The 18 and 20-year-old is an adult in the process of deciding what relationship to carry forward. Respect that process. Do not pressure it. Show up as someone worth deciding to keep.

What the outside parent carries in Colorado

The outside parent in Colorado is managing children, a household, and the cost of living in a state where both housing and childcare have become some of the most expensive in the country. They are doing this without the person who was supposed to be their partner in it. They may be driving through a mountain pass twice a year to give their children a few hours with the incarcerated parent, and absorbing both the financial and emotional cost of that trip each time.

What they need from the incarcerated parent is acknowledgment. One sentence on a phone call, or in a letter, that names specifically what you see the outside parent doing and says thank you, is one of the most valuable things an incarcerated parent can deliver. It is free. It costs honesty and attention. It is also what sustains the outside parent's willingness to keep the door open, to keep making the drive, to keep speaking carefully about the incarcerated parent in front of the children who are watching both adults to understand what this situation means about their family.

The children need both parents to be adults about this. My wife deserved a medal for what she carried during those 66 months, and I said so as often as I could. That acknowledgment, even from inside a cell, matters.

How communication works in Colorado right now

The CDOC uses a tablet-based system for phone calls with ViaPath (GTL) as the platform. As of July 1, 2025, the state covers 75 percent of call costs. As of July 1, 2026, the state covers 100 percent. Check cdoc.colorado.gov for current status as this transition completes.

For in-person visitation, visitors register online at codoc.gtlvisitme.com. The Visitor Application is AR Form 300-01A; completed forms go to the specific facility where the person is housed. Photo ID is required for adults. Background checks are conducted annually. A visitor who is not listed as the minor's legal guardian must have written approval from the parent or guardian using AR Form 300-01F. Visitors who have not visited in a year are automatically deactivated from the approved list.

Video visitation is available through the GTL/ViaPath system for most facilities. Check the CDOC website for current availability.

Note: As of June 7, 2026, CDOC temporarily suspended all visitation statewide due to an incident at Bent County Correctional Facility. Visitation was reinstated at all facilities except Bent County as of June 8, 2026. Confirm current status for any specific facility before traveling.

Physical mail is accepted at all CDOC facilities. Books and publications follow facility-specific rules. CDOC headquarters: (719) 579-9580. Website: cdoc.colorado.gov.

Federal inmates in Colorado are held in federal facilities under BOP jurisdiction. BOP communication uses TRULINCS for email via CORRLINKS and TRUFONE for phone. The same FCC rate caps apply; First Step Act programming offers 300 free minutes per month.

Where this leaves you

Colorado is at a genuine inflection point for families of incarcerated people. Free phone calls are arriving. The right to family visitation is now law.
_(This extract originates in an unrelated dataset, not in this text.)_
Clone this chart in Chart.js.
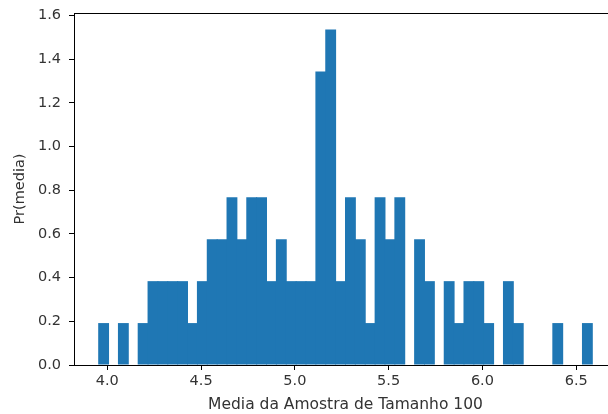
<!DOCTYPE html>
<html>
<head>
<meta charset="utf-8">
<script src="https://cdn.jsdelivr.net/npm/chart.js@4/dist/chart.umd.min.js"></script>
<style>
  html, body { margin: 0; padding: 0; background: #fff; overflow: hidden; }
  #wrap { width: 620px; height: 414px; }
</style>
</head>
<body>
<div id="wrap"><canvas id="hist"></canvas></div>
<script>
// bin centres (50 bins) and density heights
const binCenters = [
  3.9803, 4.0329, 4.0856, 4.1382, 4.1909, 4.2435, 4.2961, 4.3488, 4.4014, 4.4541,
  4.5067, 4.5593, 4.6120, 4.6646, 4.7173, 4.7699, 4.8225, 4.8752, 4.9278, 4.9805,
  5.0331, 5.0857, 5.1384, 5.1910, 5.2437, 5.2963, 5.3489, 5.4016, 5.4542, 5.5069,
  5.5595, 5.6121, 5.6648, 5.7174, 5.7701, 5.8227, 5.8753, 5.9280, 5.9806, 6.0333,
  6.0859, 6.1385, 6.1912, 6.2438, 6.2965, 6.3491, 6.4017, 6.4544, 6.5070, 6.5597
];
const density = [
  0.192, 0, 0.192, 0, 0.192, 0.384, 0.384, 0.384, 0.384, 0.192,
  0.384, 0.576, 0.576, 0.768, 0.576, 0.768, 0.768, 0.384, 0.576, 0.384,
  0.384, 0.384, 1.344, 1.536, 0.384, 0.768, 0.576, 0.192, 0.768, 0.576,
  0.768, 0, 0.576, 0.384, 0, 0.384, 0.192, 0.384, 0.384, 0.192,
  0, 0.384, 0.192, 0, 0, 0, 0.192, 0, 0, 0.192
];
const xTicks = [4.0, 4.5, 5.0, 5.5, 6.0, 6.5];
const yTicks = [0.0, 0.2, 0.4, 0.6, 0.8, 1.0, 1.2, 1.4, 1.6];

const textColor = "#333";
const font = { family: "DejaVu Sans", size: 14.5 };
const titleFont = { family: "DejaVu Sans", size: 15.5 };

// matplotlib style frame round the plot area
const frame = {
  id: "frame",
  afterDraw(chart) {
    const { ctx, chartArea: a } = chart;
    ctx.save();
    ctx.strokeStyle = "#000";
    ctx.lineWidth = 1;
    ctx.strokeRect(a.left + 0.5, a.top + 0.5, a.right - a.left - 1, a.bottom - a.top);
    ctx.restore();
  }
};

const ctx = document.getElementById("hist").getContext("2d");
new Chart(ctx, {
  type: "bar",
  data: {
    datasets: [{
      data: binCenters.map((x, i) => ({ x: x, y: density[i] })),
      backgroundColor: "#1f77b4",
      borderWidth: 0,
      barPercentage: 1.1,
      categoryPercentage: 1.0
    }]
  },
  plugins: [frame],
  options: {
    responsive: true,
    maintainAspectRatio: false,
    animation: false,
    layout: { padding: { left: 0, top: 13, right: 3, bottom: 0 } },
    plugins: { legend: { display: false }, tooltip: { enabled: false } },
    scales: {
      x: {
        type: "linear",
        offset: false,
        min: 3.8224,
        max: 6.7176,
        afterBuildTicks: (s) => { s.ticks = xTicks.map(v => ({ value: v })); },
        afterFit: (s) => { s.height = 49; s.paddingLeft = 0; s.paddingRight = 0; },
        ticks: {
          color: textColor, font: font, padding: 3, maxRotation: 0,
          callback: (v) => v.toFixed(1)
        },
        grid: { offset: false, drawOnChartArea: false, drawTicks: true, tickLength: 5, tickColor: "#000" },
        border: { color: "#000" },
        title: { display: true, text: "Media da Amostra de Tamanho 100", color: textColor, font: titleFont, padding: { top: 0, bottom: 0 } }
      },
      y: {
        min: 0,
        max: 1.612,
        afterBuildTicks: (s) => { s.ticks = yTicks.map(v => ({ value: v })); },
        afterFit: (s) => { s.width = 74; s.paddingTop = 0; s.paddingBottom = 0; },
        ticks: {
          color: textColor, font: font, padding: 8,
          callback: (v) => v.toFixed(1)
        },
        grid: { drawOnChartArea: false, drawTicks: true, tickLength: 5, tickColor: "#000" },
        border: { color: "#000" },
        title: { display: true, text: "Pr(media)", color: textColor, font: font, padding: { top: 12, bottom: 0 } }
      }
    }
  }
});
</script>
</body>
</html>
The mountains are still there, and Limon is still two hours east of Denver, and Canon City is still two hours south of Colorado Springs, and Rifle is still over a pass on the western slope. The geography does not change. But the tools for maintaining the relationship across that geography have gotten measurably better in the past year, and they are about to get better again.

Use them. Call as often as the schedule and the budget allow. Visit when it is possible, even if it is hard. Write the letter that is addressed to the specific child, about the specific thing happening in their specific life. Do not use any of those contacts to fight the battle between the adults. The children of Colorado families who come through a parent's incarceration with both parents refusing to weaponize the situation come through it intact. The children who do not have that protection come through it wounded in ways that take years to name. The choice is available from inside any CDOC facility in this state. Make it.